## Begin Record set

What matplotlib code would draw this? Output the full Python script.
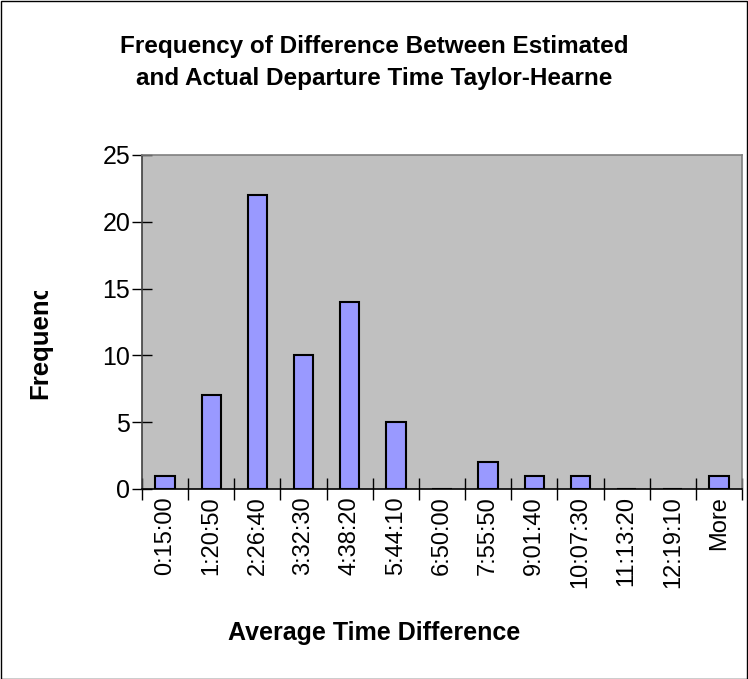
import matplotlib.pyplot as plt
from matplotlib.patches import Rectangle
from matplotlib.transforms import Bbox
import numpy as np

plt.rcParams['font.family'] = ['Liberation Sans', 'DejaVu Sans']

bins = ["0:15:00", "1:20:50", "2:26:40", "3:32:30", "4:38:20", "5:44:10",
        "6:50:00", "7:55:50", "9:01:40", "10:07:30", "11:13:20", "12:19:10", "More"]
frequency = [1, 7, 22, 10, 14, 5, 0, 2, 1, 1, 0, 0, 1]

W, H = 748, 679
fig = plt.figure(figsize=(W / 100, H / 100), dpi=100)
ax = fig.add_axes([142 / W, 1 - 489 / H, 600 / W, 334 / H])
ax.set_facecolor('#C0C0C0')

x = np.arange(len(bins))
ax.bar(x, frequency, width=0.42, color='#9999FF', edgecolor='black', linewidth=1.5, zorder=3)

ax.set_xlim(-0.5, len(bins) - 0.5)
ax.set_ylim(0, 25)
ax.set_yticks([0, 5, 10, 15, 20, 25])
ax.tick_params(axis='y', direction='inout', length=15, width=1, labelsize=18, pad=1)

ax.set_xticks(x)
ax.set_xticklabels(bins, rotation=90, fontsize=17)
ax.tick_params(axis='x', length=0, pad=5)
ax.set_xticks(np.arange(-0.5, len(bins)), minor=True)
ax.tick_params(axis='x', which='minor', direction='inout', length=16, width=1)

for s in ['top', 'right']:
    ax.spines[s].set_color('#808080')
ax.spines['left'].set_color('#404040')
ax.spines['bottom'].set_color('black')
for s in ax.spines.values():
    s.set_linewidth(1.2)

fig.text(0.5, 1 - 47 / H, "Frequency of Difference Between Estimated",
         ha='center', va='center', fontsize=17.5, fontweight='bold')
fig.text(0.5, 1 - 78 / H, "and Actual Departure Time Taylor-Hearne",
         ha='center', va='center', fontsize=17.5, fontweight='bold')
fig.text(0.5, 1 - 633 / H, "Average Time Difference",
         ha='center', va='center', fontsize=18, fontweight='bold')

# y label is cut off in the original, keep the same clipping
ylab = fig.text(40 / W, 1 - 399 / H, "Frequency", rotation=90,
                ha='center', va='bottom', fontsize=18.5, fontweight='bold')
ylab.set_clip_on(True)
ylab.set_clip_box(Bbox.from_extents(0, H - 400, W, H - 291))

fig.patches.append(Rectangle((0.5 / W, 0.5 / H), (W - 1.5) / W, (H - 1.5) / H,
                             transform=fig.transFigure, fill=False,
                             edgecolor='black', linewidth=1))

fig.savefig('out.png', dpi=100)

## End Record set
## Begin Record set

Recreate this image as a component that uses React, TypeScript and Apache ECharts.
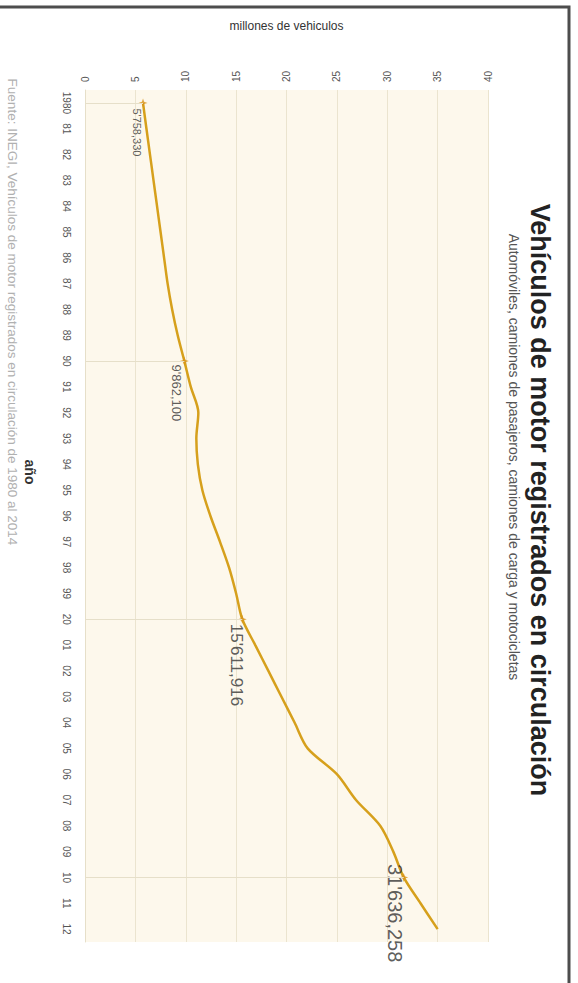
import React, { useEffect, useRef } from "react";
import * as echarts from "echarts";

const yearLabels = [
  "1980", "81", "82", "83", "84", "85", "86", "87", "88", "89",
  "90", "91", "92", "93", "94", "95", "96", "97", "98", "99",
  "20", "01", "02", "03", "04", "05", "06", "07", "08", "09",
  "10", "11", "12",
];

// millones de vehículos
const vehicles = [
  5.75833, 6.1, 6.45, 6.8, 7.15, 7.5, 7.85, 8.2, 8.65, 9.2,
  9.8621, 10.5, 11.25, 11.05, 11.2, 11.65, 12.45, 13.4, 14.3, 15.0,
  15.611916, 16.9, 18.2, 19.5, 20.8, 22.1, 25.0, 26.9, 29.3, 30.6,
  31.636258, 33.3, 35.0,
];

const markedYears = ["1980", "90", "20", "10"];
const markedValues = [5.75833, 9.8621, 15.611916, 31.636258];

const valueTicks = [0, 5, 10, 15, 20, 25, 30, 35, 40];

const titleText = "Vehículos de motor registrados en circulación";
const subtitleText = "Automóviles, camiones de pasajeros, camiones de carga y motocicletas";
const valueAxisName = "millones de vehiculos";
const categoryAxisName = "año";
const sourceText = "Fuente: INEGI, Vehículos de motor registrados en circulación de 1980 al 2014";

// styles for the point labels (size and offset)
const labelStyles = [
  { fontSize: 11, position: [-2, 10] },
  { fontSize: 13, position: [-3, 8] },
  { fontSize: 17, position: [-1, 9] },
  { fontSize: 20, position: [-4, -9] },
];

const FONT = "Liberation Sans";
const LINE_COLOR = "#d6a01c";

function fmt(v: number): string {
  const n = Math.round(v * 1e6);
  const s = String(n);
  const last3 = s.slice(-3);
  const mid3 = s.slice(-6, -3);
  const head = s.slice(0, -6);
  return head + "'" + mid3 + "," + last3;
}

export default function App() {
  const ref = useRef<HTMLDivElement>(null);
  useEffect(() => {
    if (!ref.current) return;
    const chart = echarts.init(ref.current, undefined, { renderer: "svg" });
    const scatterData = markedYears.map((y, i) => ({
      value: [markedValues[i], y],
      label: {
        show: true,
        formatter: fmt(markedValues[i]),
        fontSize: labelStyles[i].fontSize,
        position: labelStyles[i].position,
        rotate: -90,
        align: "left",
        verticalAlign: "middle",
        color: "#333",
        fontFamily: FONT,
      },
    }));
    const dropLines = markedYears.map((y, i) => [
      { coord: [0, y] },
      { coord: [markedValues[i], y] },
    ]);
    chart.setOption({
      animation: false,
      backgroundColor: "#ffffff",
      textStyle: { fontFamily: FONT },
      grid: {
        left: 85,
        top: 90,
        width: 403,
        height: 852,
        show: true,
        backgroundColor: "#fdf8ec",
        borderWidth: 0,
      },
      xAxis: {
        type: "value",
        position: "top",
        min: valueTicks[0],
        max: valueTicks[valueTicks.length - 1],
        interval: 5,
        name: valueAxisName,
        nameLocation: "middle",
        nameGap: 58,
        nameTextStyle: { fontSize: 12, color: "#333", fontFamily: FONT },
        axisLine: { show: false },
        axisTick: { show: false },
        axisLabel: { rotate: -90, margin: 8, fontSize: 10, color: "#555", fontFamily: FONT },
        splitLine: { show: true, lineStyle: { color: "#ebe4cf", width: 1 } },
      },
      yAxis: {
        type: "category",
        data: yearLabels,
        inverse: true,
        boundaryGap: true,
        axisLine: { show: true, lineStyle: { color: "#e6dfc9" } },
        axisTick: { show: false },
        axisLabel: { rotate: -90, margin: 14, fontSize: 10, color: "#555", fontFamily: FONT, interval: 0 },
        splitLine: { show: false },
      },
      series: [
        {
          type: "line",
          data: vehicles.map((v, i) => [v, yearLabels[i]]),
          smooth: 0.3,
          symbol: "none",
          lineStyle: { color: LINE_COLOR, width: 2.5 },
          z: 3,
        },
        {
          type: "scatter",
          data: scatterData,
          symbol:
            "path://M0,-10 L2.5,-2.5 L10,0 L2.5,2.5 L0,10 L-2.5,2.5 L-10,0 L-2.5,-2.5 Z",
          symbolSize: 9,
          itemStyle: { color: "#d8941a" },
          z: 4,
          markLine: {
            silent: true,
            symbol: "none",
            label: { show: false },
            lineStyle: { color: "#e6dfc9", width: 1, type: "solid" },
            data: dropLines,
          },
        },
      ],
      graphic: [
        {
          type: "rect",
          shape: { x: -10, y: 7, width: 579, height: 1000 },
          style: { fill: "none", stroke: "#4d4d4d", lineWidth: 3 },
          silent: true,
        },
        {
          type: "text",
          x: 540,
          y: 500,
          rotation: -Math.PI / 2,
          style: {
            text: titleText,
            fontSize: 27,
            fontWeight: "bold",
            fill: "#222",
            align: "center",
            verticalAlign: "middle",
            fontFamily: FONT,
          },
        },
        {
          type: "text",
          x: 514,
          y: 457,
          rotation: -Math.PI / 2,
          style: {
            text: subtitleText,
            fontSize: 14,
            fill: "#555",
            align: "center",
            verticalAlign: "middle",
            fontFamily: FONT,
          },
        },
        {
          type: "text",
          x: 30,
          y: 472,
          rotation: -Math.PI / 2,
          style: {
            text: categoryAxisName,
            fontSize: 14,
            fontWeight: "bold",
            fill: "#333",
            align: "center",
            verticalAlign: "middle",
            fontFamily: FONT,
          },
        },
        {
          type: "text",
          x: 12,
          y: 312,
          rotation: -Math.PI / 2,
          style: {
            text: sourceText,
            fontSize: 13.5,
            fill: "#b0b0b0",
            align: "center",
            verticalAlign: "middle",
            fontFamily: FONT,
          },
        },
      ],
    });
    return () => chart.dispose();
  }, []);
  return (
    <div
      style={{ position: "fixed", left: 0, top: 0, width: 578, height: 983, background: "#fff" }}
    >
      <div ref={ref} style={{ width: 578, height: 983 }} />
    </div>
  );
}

## End Record set
## Begin Record set

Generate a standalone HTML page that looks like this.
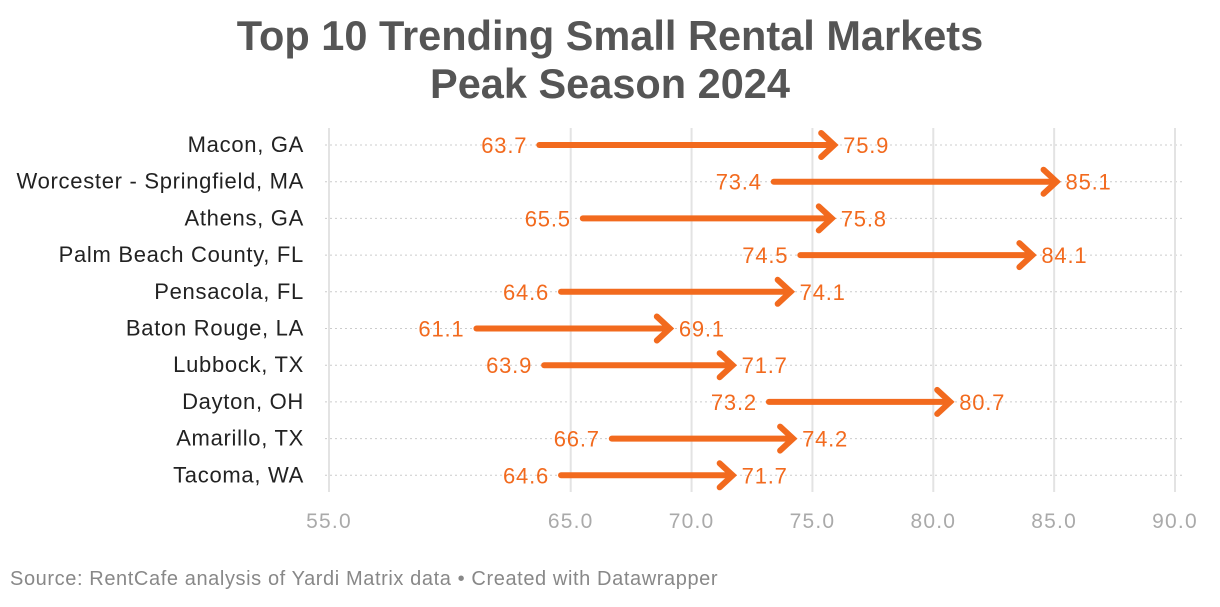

## End Record set

-- Objective --
Can you give again only the lines between the one containing "What matplotlib code" and the one containing "s.set_linewidth(1.2)", counting both, exactly as they appear and without any pictures?

-- Correct result --
What matplotlib code would draw this? Output the full Python script.
import matplotlib.pyplot as plt
from matplotlib.patches import Rectangle
from matplotlib.transforms import Bbox
import numpy as np

plt.rcParams['font.family'] = ['Liberation Sans', 'DejaVu Sans']

bins = ["0:15:00", "1:20:50", "2:26:40", "3:32:30", "4:38:20", "5:44:10",
        "6:50:00", "7:55:50", "9:01:40", "10:07:30", "11:13:20", "12:19:10", "More"]
frequency = [1, 7, 22, 10, 14, 5, 0, 2, 1, 1, 0, 0, 1]

W, H = 748, 679
fig = plt.figure(figsize=(W / 100, H / 100), dpi=100)
ax = fig.add_axes([142 / W, 1 - 489 / H, 600 / W, 334 / H])
ax.set_facecolor('#C0C0C0')

x = np.arange(len(bins))
ax.bar(x, frequency, width=0.42, color='#9999FF', edgecolor='black', linewidth=1.5, zorder=3)

ax.set_xlim(-0.5, len(bins) - 0.5)
ax.set_ylim(0, 25)
ax.set_yticks([0, 5, 10, 15, 20, 25])
ax.tick_params(axis='y', direction='inout', length=15, width=1, labelsize=18, pad=1)

ax.set_xticks(x)
ax.set_xticklabels(bins, rotation=90, fontsize=17)
ax.tick_params(axis='x', length=0, pad=5)
ax.set_xticks(np.arange(-0.5, len(bins)), minor=True)
ax.tick_params(axis='x', which='minor', direction='inout', length=16, width=1)

for s in ['top', 'right']:
    ax.spines[s].set_color('#808080')
ax.spines['left'].set_color('#404040')
ax.spines['bottom'].set_color('black')
for s in ax.spines.values():
    s.set_linewidth(1.2)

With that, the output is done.